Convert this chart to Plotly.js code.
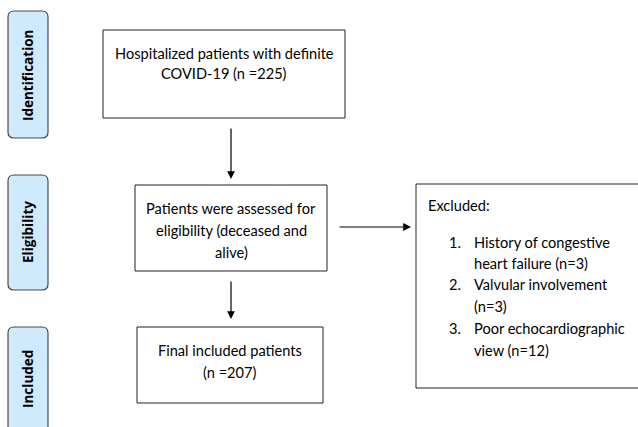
<!DOCTYPE html>
<html><head><meta charset="utf-8">
<script src="https://cdn.plot.ly/plotly-3.0.1.min.js"></script>
<style>html,body{margin:0;padding:0;background:#fff}#c{width:638px;height:427px}</style>
</head><body><div id="c"></div>
<script>
// Stage labels (left side)
const stages = ["Identification", "Eligibility", "Included"];
// Main flow boxes (text lines)
const box1Lines = ["Hospitalized patients with definite", "COVID-19 (n =225)"];
const box2Lines = ["Patients were assessed for", "eligibility (deceased and", "alive)"];
const box3Lines = ["Final included patients", "(n =207)"];
// Exclusion box
const excludedTitle = "Excluded:";
const excludedNums = ["1.", "", "2.", "", "3.", ""];
const excludedLines = ["History of congestive", "heart failure (n=3)", "Valvular involvement", "(n=3)", "Poor echocardiographic", "view (n=12)"];
// Counts
const nTotal = 225, nIncluded = 207;
const excludedCounts = [3, 3, 12];

// Geometry (layout)
const stageBoxes = [[8, 11, 48, 138], [8, 175, 48, 290], [8, 327, 48, 440]];
const stageCenters = [75, 232, 379];
const mainBoxes = [[103, 30, 345, 118], [135, 185, 327, 271], [137, 327, 323, 403]];
const mainLineY = [[53, 73], [208, 230, 252], [350, 372]];
const exBox = [416, 184, 645, 388];

const FONT = "Lato, 'Open Sans', sans-serif";
const FS = 14.6;
const shapes = [], ann = [];

function rrect(b, r) {
  const [x0, y0, x1, y1] = b;
  return `M${x0+r},${y0} L${x1-r},${y0} Q${x1},${y0} ${x1},${y0+r} L${x1},${y1-r} Q${x1},${y1} ${x1-r},${y1} L${x0+r},${y1} Q${x0},${y1} ${x0},${y1-r} L${x0},${y0+r} Q${x0},${y0} ${x0+r},${y0} Z`;
}
stageBoxes.forEach((b, i) => {
  shapes.push({type: 'path', xref: 'x', yref: 'y', path: rrect(b, 6), fillcolor: '#cfe9fd', line: {color: '#4a4a4a', width: 1.2}});
  ann.push({x: 28, y: stageCenters[i], xref: 'x', yref: 'y', text: '<b>' + stages[i] + '</b>', showarrow: false, textangle: -90, font: {family: "'Open Sans', sans-serif", size: 13.5, color: '#000'}});
});

[box1Lines, box2Lines, box3Lines].forEach((lines, i) => {
  const b = mainBoxes[i];
  shapes.push({type: 'rect', xref: 'x', yref: 'y', x0: b[0], y0: b[1], x1: b[2], y1: b[3], line: {color: '#222', width: 1}, fillcolor: 'rgba(0,0,0,0)'});
  lines.forEach((t, j) => ann.push({x: (b[0] + b[2]) / 2, y: mainLineY[i][j], xref: 'x', yref: 'y', text: t, showarrow: false, font: {family: FONT, size: FS, color: '#000'}}));
});

shapes.push({type: 'rect', xref: 'x', yref: 'y', x0: exBox[0], y0: exBox[1], x1: exBox[2], y1: exBox[3], line: {color: '#222', width: 1}, fillcolor: 'rgba(0,0,0,0)'});
ann.push({x: 426, y: 205, xref: 'x', yref: 'y', xanchor: 'left', text: excludedTitle, showarrow: false, font: {family: FONT, size: FS, color: '#000'}});
const exY = [242, 263, 284, 306, 328, 350];
excludedLines.forEach((t, j) => {
  if (excludedNums[j]) ann.push({x: 447, y: exY[j], xref: 'x', yref: 'y', xanchor: 'left', text: excludedNums[j], showarrow: false, font: {family: FONT, size: FS, color: '#000'}});
  ann.push({x: 472, y: exY[j], xref: 'x', yref: 'y', xanchor: 'left', text: t, showarrow: false, font: {family: FONT, size: FS, color: '#000'}});
});

// Arrows
const arrows = [[231, 127, 231, 179], [231, 280, 231, 319], [338, 227, 411, 227]];
arrows.forEach(a => ann.push({x: a[2], y: a[3], ax: a[0], ay: a[1], xref: 'x', yref: 'y', axref: 'x', ayref: 'y', text: '', showarrow: true, arrowhead: 2, arrowsize: 1.3, arrowwidth: 1.2, arrowcolor: '#000', standoff: 0}));

Plotly.newPlot('c', [], {
  width: 638, height: 427, margin: {l: 0, r: 0, t: 0, b: 0},
  paper_bgcolor: '#fff', plot_bgcolor: '#fff',
  xaxis: {range: [0, 638], visible: false, fixedrange: true},
  yaxis: {range: [427, 0], visible: false, fixedrange: true},
  shapes: shapes, annotations: ann, showlegend: false
}, {displayModeBar: false, staticPlot: true});
</script></body></html>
——————————
Pictures excluded, repeat exactly the lines from the top of the material through the line with "const excludedCounts = [3, 3, 12];", including both of those lines.

• Solved problem:
Convert this chart to Plotly.js code.
<!DOCTYPE html>
<html><head><meta charset="utf-8">
<script src="https://cdn.plot.ly/plotly-3.0.1.min.js"></script>
<style>html,body{margin:0;padding:0;background:#fff}#c{width:638px;height:427px}</style>
</head><body><div id="c"></div>
<script>
// Stage labels (left side)
const stages = ["Identification", "Eligibility", "Included"];
// Main flow boxes (text lines)
const box1Lines = ["Hospitalized patients with definite", "COVID-19 (n =225)"];
const box2Lines = ["Patients were assessed for", "eligibility (deceased and", "alive)"];
const box3Lines = ["Final included patients", "(n =207)"];
// Exclusion box
const excludedTitle = "Excluded:";
const excludedNums = ["1.", "", "2.", "", "3.", ""];
const excludedLines = ["History of congestive", "heart failure (n=3)", "Valvular involvement", "(n=3)", "Poor echocardiographic", "view (n=12)"];
// Counts
const nTotal = 225, nIncluded = 207;
const excludedCounts = [3, 3, 12];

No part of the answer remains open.